Thinking “What am I going to do?” I thought there was no other choice, so I picked up a knife and decided to become a chef.
Meeting a great master who gave me the skills that led to my nickname, “Gi of stew.”
And when I was 18 years old, I was given the chance to work at the original Jukei Hanten for about two years. Then I learned Shanghai cuisine at Furin in Roppongi for three and a half years. Mr. Sokin Kaku, who I met at Furin, was my master. He passed away, but people had said there was no chef who cooked Shanghai cuisine better. Specifically, his skills in stewing were fantastic, and I think I was the only one who succeeded that work.
So Mr. Yoshihiro Murata of Kikunoi told me, “Your stew is the best. Your shark fin is the best in the world,” and introduced me as “Gi of stew” everywhere. In Chinese cuisine, steaming and stewing require many skills and much experience, so it’s a high-level field.
That’s why it is such an honor to be acknowledged in that field.
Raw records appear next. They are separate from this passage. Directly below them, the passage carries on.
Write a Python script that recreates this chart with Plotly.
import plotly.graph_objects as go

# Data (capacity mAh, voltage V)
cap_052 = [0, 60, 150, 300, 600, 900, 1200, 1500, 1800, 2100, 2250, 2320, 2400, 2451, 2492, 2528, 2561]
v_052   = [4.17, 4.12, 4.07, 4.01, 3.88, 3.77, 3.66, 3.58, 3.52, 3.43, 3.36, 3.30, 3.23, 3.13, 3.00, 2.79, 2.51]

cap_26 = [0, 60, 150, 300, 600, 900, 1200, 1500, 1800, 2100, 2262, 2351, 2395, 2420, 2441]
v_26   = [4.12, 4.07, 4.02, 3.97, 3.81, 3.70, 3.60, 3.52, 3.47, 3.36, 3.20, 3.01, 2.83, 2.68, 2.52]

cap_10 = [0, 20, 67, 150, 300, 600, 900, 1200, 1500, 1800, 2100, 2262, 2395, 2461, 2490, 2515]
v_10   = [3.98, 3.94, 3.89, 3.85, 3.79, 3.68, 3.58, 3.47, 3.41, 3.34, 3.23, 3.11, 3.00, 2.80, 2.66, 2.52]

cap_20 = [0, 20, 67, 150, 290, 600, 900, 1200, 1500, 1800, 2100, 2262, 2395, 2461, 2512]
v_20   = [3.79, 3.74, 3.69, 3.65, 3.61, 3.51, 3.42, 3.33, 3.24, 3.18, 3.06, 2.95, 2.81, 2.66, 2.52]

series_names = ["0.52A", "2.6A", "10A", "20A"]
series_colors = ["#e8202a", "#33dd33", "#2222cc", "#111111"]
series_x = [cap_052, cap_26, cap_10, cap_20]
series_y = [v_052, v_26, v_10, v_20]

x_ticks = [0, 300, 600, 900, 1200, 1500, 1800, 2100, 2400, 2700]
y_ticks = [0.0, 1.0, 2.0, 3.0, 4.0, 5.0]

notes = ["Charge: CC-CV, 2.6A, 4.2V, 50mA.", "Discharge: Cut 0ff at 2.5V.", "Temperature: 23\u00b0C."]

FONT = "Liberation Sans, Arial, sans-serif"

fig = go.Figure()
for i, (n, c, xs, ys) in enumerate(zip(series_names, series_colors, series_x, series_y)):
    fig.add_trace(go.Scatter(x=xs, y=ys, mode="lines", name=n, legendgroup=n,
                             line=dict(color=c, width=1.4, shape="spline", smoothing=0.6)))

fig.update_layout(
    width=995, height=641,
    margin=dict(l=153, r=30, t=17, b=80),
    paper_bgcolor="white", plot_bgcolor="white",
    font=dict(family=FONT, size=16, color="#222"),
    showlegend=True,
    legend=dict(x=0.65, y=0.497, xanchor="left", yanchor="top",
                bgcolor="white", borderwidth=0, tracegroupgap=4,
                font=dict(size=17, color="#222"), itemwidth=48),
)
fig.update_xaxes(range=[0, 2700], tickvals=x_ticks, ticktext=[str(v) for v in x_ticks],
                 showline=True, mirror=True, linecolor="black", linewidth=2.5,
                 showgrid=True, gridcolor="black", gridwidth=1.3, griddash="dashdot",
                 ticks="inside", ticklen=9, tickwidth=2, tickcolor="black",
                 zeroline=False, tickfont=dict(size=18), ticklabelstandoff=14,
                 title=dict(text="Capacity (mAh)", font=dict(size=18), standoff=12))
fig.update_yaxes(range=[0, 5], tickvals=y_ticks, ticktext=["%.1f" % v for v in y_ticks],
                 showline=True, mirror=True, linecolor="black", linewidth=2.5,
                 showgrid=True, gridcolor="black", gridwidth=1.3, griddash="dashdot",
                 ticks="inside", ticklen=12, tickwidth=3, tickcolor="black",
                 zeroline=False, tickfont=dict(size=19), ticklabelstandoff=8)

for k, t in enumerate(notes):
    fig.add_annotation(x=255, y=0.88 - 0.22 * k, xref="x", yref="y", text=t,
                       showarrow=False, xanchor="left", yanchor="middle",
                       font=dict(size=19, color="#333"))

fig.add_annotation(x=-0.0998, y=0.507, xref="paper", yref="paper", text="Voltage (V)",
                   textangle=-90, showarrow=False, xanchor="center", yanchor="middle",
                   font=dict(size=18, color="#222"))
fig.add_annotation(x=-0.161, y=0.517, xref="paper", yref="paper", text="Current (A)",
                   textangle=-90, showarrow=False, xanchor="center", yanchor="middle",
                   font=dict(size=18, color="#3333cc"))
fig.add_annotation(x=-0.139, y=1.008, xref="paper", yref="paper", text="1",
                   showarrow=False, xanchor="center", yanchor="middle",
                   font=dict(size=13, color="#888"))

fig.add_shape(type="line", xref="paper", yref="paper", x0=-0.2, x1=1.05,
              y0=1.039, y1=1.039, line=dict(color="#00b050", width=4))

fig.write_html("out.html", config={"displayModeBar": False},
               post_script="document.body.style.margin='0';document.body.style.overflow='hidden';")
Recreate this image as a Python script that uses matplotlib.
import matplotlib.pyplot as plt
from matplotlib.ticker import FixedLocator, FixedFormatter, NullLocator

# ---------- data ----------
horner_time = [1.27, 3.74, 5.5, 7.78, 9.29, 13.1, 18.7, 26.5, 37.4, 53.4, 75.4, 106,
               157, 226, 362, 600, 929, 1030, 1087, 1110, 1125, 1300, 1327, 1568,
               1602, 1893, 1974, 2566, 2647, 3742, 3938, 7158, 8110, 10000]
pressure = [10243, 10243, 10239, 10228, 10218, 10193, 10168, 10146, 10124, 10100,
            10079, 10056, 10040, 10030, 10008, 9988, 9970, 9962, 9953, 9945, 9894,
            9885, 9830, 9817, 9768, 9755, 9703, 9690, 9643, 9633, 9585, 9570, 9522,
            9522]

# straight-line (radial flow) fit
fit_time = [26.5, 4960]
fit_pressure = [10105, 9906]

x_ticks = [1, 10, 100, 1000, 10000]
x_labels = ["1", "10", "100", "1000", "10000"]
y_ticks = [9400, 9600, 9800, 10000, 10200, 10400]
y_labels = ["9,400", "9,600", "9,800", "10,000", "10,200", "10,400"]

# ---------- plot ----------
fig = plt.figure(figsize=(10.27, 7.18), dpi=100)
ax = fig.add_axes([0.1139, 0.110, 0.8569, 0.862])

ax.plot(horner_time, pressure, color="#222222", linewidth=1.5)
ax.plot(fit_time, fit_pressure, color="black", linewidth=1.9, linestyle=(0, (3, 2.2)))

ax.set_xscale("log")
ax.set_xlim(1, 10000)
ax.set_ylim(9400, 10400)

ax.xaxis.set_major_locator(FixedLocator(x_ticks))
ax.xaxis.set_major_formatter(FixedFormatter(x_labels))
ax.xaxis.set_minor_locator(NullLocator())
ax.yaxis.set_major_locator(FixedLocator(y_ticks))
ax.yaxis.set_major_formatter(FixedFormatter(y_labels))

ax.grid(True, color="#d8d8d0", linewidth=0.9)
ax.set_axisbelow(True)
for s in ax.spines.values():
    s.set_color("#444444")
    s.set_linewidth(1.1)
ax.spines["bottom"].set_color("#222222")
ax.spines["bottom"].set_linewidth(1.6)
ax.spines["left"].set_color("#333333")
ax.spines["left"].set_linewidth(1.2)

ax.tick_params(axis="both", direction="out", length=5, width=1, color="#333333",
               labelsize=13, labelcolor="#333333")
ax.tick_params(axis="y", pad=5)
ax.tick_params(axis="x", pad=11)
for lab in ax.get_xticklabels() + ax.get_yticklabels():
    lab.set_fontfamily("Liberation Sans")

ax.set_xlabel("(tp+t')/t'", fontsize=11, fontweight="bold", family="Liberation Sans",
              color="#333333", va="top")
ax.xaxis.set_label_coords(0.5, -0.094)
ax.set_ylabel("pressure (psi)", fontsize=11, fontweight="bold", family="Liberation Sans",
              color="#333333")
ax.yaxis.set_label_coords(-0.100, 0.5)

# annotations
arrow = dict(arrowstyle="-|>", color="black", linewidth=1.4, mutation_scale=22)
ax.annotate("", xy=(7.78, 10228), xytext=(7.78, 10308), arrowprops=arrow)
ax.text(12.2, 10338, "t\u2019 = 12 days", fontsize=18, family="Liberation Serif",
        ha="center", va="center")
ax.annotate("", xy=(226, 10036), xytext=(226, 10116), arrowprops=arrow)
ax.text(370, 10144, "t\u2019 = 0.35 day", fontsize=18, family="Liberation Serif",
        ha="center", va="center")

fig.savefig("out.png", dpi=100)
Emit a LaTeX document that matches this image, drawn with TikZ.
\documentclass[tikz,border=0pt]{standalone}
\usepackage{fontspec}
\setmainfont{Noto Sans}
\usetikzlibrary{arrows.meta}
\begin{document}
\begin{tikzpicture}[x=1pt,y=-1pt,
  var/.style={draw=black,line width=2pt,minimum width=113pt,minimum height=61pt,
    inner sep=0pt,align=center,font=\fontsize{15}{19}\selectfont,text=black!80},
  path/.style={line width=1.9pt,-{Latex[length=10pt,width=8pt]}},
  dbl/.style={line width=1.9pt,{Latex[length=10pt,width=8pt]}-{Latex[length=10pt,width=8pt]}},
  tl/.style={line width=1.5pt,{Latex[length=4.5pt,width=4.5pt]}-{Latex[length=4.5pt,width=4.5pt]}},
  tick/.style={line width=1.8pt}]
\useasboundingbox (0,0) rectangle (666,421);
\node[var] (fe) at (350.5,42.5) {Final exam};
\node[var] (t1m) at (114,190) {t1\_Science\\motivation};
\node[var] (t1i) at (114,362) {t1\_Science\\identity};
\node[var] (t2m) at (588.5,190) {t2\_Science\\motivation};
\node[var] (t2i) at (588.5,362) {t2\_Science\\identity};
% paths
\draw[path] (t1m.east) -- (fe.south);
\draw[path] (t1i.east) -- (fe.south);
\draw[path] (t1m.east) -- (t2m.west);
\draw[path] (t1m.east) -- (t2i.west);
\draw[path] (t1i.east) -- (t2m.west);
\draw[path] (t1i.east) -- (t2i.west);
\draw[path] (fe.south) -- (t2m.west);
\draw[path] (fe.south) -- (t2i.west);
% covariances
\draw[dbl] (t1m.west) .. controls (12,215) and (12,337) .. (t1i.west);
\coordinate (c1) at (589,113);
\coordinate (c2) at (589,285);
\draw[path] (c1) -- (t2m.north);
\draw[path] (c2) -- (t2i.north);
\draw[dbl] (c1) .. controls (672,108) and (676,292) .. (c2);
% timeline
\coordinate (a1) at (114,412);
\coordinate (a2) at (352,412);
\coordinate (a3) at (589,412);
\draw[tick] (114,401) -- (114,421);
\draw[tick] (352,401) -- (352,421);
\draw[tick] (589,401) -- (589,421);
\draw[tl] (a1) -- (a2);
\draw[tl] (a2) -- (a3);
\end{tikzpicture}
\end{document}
So you were able to be taught by a superstar of Chinese cuisine.
And then while I was back home and studying cuisine, I thought that I should study serving, too. It was such a simple thought but I believed that if I could serve and promote, I could have my own restaurant in the future. And back then, dining hall staff were cool. They had cool hairstyles and polished shoes. They wore classy uniforms and could cook, too.
I thought It would make me popular with girls. It didn’t really work out in the end, though!
It’s not easy, but you were moving strategically toward your future goals.
I had something to aim for, specifically. And it was Manchinro, which I chose as a place for my training. My father was famous in that field, and I did not want to be seen as riding his coattails, so I changed my family name to my mom’s and started work there.
As a result, I was able to be trained quite hard. It was a restaurant that served 1,200 people a day, so I carried beer cases and oversaw the footwear of several hundred customers; I changed light bulbs when they died, and brushed the chandelier in the hall all day with a ladder when it was dirty. It was like that every day when I first arrived.
From there I was promoted again and again, and I was assigned to the hall staff of the original restaurant. Then when they opened in Aoyama, and when they started a dim sum restaurant, and even when they started a steak house, I was assigned to join the opening staff, and I was at the top position in the end. By the time I was acknowledged by all the members, they were shocked to hear about my roots.